**** Dataset content ****
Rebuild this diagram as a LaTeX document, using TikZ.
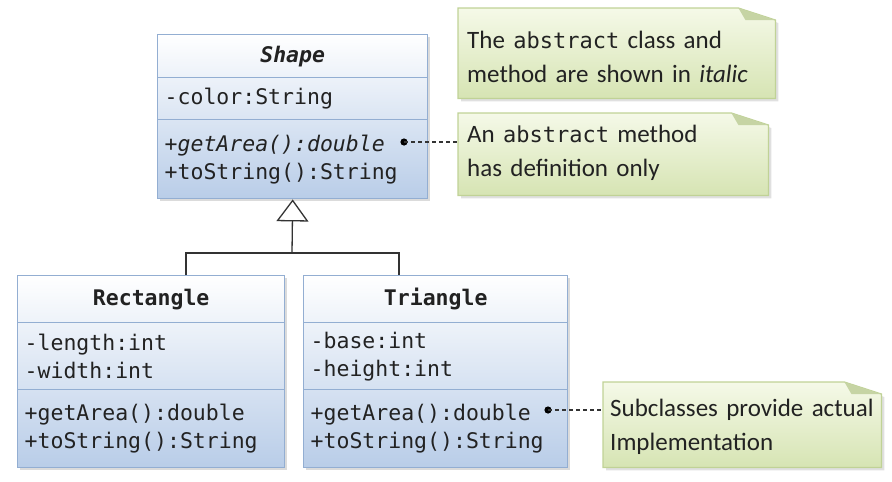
\documentclass[tikz,border=0pt]{standalone}
\usepackage{fontspec}
\setmainfont{Carlito}
\setmonofont{DejaVu Sans Mono}
\usetikzlibrary{arrows.meta,calc}
\definecolor{clsborder}{HTML}{93AED2}
\definecolor{clsmid}{HTML}{E6EDF7}
\definecolor{clsbot}{HTML}{B9CDE8}
\definecolor{notetop}{HTML}{F5F9E8}
\definecolor{notebot}{HTML}{D6E4B3}
\definecolor{noteborder}{HTML}{C0D296}
\definecolor{notefold}{HTML}{C6D4A4}
\definecolor{txt}{HTML}{222222}
\tikzset{
  comp/.style={draw=clsborder, line width=1.4pt, anchor=north west, inner ysep=0pt,
    text=txt, font=\ttfamily\fontsize{21.5}{28}\selectfont},
  hdr/.style={comp, align=center, inner xsep=0pt},
  body/.style={comp, align=left, inner xsep=7pt, text width=#1},
  notebox/.style={anchor=north west, inner xsep=9pt, inner ysep=0pt, align=left,
    text=txt, font=\fontsize{25}{34}\selectfont},
  shadowfill/.style={fill=black!14},
  clsshade/.style={top color=white, middle color=clsmid, bottom color=clsbot},
  noteshade/.style={top color=notetop, bottom color=notebot, draw=noteborder, line width=1.2pt},
  link/.style={line width=1.6pt, dash pattern=on 4pt off 3pt, black!80},
  dotmark/.style={fill=black},
  gen/.style={line width=1.3pt, black!80}
}
\newcommand{\notebg}[2]{%
  \fill[black!12] ($(#1.north west)+(3,3)$) -- ($(#1.north east)+(-34,3)$) -- ($(#1.north east)+(3,15)$) -- ($(#1.south east)+(3,3)$) -- ($(#1.south west)+(3,3)$) -- cycle;
  \shade[noteshade] (#1.north west) -- ($(#1.north east)+(-#2,0)$) -- ($(#1.north east)+(0,12)$) -- (#1.south east) -- (#1.south west) -- cycle;
  \fill[notefold] ($(#1.north east)+(-#2,0)$) -- ($(#1.north east)+(-#2+7,12)$) -- ($(#1.north east)+(0,12)$) -- cycle;
}
\begin{document}
\begin{tikzpicture}[x=1pt,y=-1pt]
\useasboundingbox (0,0) rectangle (892,482);

% ---------- Shape ----------
\fill[shadowfill] (160,37) rectangle (430,201);
\shade[clsshade] (157,34) rectangle (427,198);
\node[hdr, minimum width=270pt, minimum height=43pt] (shapeH) at (157,34) {\textbf{\textit{Shape}}};
\node[body=256pt, minimum height=42pt] (shapeA) at (157,77) {-color:String};
\node[body=256pt, minimum height=79pt] (shapeM) at (157,119) {\textit{+getArea():double}\\+toString():String};

% ---------- Rectangle ----------
\fill[shadowfill] (20,278) rectangle (287,470);
\shade[clsshade] (17,275) rectangle (284,467);
\node[hdr, minimum width=267pt, minimum height=47pt] (rectH) at (17,275) {\textbf{Rectangle}};
\node[body=253pt, minimum height=67pt] (rectA) at (17,322) {-length:int\\-width:int};
\node[body=253pt, minimum height=78pt] (rectM) at (17,389) {+getArea():double\\+toString():String};

% ---------- Triangle ----------
\fill[shadowfill] (306,278) rectangle (570,470);
\shade[clsshade] (303,275) rectangle (567,467);
\node[hdr, minimum width=264pt, minimum height=47pt] (triH) at (303,275) {\textbf{Triangle}};
\node[body=250pt, minimum height=67pt] (triA) at (303,322) {-base:int\\-height:int};
\node[body=250pt, minimum height=78pt] (triM) at (303,389) {+getArea():double\\+toString():String};

% ---------- generalization ----------
\coordinate (ra) at (186,275);
\coordinate (ta) at (399,275);
\coordinate (jn) at (292,253);
\draw[gen] (ra) |- (jn) -| (ta);
\draw[gen, -{Triangle[open, length=22pt, width=32pt, line width=1.3pt]}] (jn) -- (shapeM.south);

% ---------- notes ----------
\node[notebox, minimum width=317pt, minimum height=90pt, text width=299pt] (n1) at (458,8) {};
\notebg{n1}{37}
\node[notebox, text width=305pt] (n1t) at (458,31) {The \texttt{\fontsize{22}{34}\selectfont abstract} class and\\method are shown in \textit{italic}};

\node[notebox, minimum width=310pt, minimum height=82pt, text width=292pt] (n2) at (458,113) {};
\notebg{n2}{37}
\node[notebox, text width=300pt] (n2t) at (458,125) {An \texttt{\fontsize{22}{34}\selectfont abstract} method\\has definition only};

\node[notebox, minimum width=274pt, minimum height=85pt, text width=260pt] (n3) at (603,382) {};
\notebg{n3}{37}
\node[notebox, inner xsep=7pt, text width=275pt] (n3t) at (603,399) {Subclasses provide actual\\Implementation};

% ---------- note links ----------
\coordinate (d1) at (404,142);
\coordinate (d2) at (548,410);
\fill[dotmark] (d1) circle (3.6pt);
\fill[dotmark] (d2) circle (3.6pt);
\draw[link] (d1) -- (d1 -| n2.west);
\draw[link] (d2) -- (d2 -| n3.west);
\end{tikzpicture}
\end{document}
****
- **What you need to do**
Copy the listing exactly. Any image in it stays out of the copy.

- **Written solution**
Rebuild this diagram as a LaTeX document, using TikZ.
\documentclass[tikz,border=0pt]{standalone}
\usepackage{fontspec}
\setmainfont{Carlito}
\setmonofont{DejaVu Sans Mono}
\usetikzlibrary{arrows.meta,calc}
\definecolor{clsborder}{HTML}{93AED2}
\definecolor{clsmid}{HTML}{E6EDF7}
\definecolor{clsbot}{HTML}{B9CDE8}
\definecolor{notetop}{HTML}{F5F9E8}
\definecolor{notebot}{HTML}{D6E4B3}
\definecolor{noteborder}{HTML}{C0D296}
\definecolor{notefold}{HTML}{C6D4A4}
\definecolor{txt}{HTML}{222222}
\tikzset{
  comp/.style={draw=clsborder, line width=1.4pt, anchor=north west, inner ysep=0pt,
    text=txt, font=\ttfamily\fontsize{21.5}{28}\selectfont},
  hdr/.style={comp, align=center, inner xsep=0pt},
  body/.style={comp, align=left, inner xsep=7pt, text width=#1},
  notebox/.style={anchor=north west, inner xsep=9pt, inner ysep=0pt, align=left,
    text=txt, font=\fontsize{25}{34}\selectfont},
  shadowfill/.style={fill=black!14},
  clsshade/.style={top color=white, middle color=clsmid, bottom color=clsbot},
  noteshade/.style={top color=notetop, bottom color=notebot, draw=noteborder, line width=1.2pt},
  link/.style={line width=1.6pt, dash pattern=on 4pt off 3pt, black!80},
  dotmark/.style={fill=black},
  gen/.style={line width=1.3pt, black!80}
}
\newcommand{\notebg}[2]{%
  \fill[black!12] ($(#1.north west)+(3,3)$) -- ($(#1.north east)+(-34,3)$) -- ($(#1.north east)+(3,15)$) -- ($(#1.south east)+(3,3)$) -- ($(#1.south west)+(3,3)$) -- cycle;
  \shade[noteshade] (#1.north west) -- ($(#1.north east)+(-#2,0)$) -- ($(#1.north east)+(0,12)$) -- (#1.south east) -- (#1.south west) -- cycle;
  \fill[notefold] ($(#1.north east)+(-#2,0)$) -- ($(#1.north east)+(-#2+7,12)$) -- ($(#1.north east)+(0,12)$) -- cycle;
}
\begin{document}
\begin{tikzpicture}[x=1pt,y=-1pt]
\useasboundingbox (0,0) rectangle (892,482);

% ---------- Shape ----------
\fill[shadowfill] (160,37) rectangle (430,201);
\shade[clsshade] (157,34) rectangle (427,198);
\node[hdr, minimum width=270pt, minimum height=43pt] (shapeH) at (157,34) {\textbf{\textit{Shape}}};
\node[body=256pt, minimum height=42pt] (shapeA) at (157,77) {-color:String};
\node[body=256pt, minimum height=79pt] (shapeM) at (157,119) {\textit{+getArea():double}\\+toString():String};

% ---------- Rectangle ----------
\fill[shadowfill] (20,278) rectangle (287,470);
\shade[clsshade] (17,275) rectangle (284,467);
\node[hdr, minimum width=267pt, minimum height=47pt] (rectH) at (17,275) {\textbf{Rectangle}};
\node[body=253pt, minimum height=67pt] (rectA) at (17,322) {-length:int\\-width:int};
\node[body=253pt, minimum height=78pt] (rectM) at (17,389) {+getArea():double\\+toString():String};

% ---------- Triangle ----------
\fill[shadowfill] (306,278) rectangle (570,470);
\shade[clsshade] (303,275) rectangle (567,467);
\node[hdr, minimum width=264pt, minimum height=47pt] (triH) at (303,275) {\textbf{Triangle}};
\node[body=250pt, minimum height=67pt] (triA) at (303,322) {-base:int\\-height:int};
\node[body=250pt, minimum height=78pt] (triM) at (303,389) {+getArea():double\\+toString():String};

% ---------- generalization ----------
\coordinate (ra) at (186,275);
\coordinate (ta) at (399,275);
\coordinate (jn) at (292,253);
\draw[gen] (ra) |- (jn) -| (ta);
\draw[gen, -{Triangle[open, length=22pt, width=32pt, line width=1.3pt]}] (jn) -- (shapeM.south);

% ---------- notes ----------
\node[notebox, minimum width=317pt, minimum height=90pt, text width=299pt] (n1) at (458,8) {};
\notebg{n1}{37}
\node[notebox, text width=305pt] (n1t) at (458,31) {The \texttt{\fontsize{22}{34}\selectfont abstract} class and\\method are shown in \textit{italic}};

\node[notebox, minimum width=310pt, minimum height=82pt, text width=292pt] (n2) at (458,113) {};
\notebg{n2}{37}
\node[notebox, text width=300pt] (n2t) at (458,125) {An \texttt{\fontsize{22}{34}\selectfont abstract} method\\has definition only};

\node[notebox, minimum width=274pt, minimum height=85pt, text width=260pt] (n3) at (603,382) {};
\notebg{n3}{37}
\node[notebox, inner xsep=7pt, text width=275pt] (n3t) at (603,399) {Subclasses provide actual\\Implementation};

% ---------- note links ----------
\coordinate (d1) at (404,142);
\coordinate (d2) at (548,410);
\fill[dotmark] (d1) circle (3.6pt);
\fill[dotmark] (d2) circle (3.6pt);
\draw[link] (d1) -- (d1 -| n2.west);
\draw[link] (d2) -- (d2 -| n3.west);
\end{tikzpicture}
\end{document}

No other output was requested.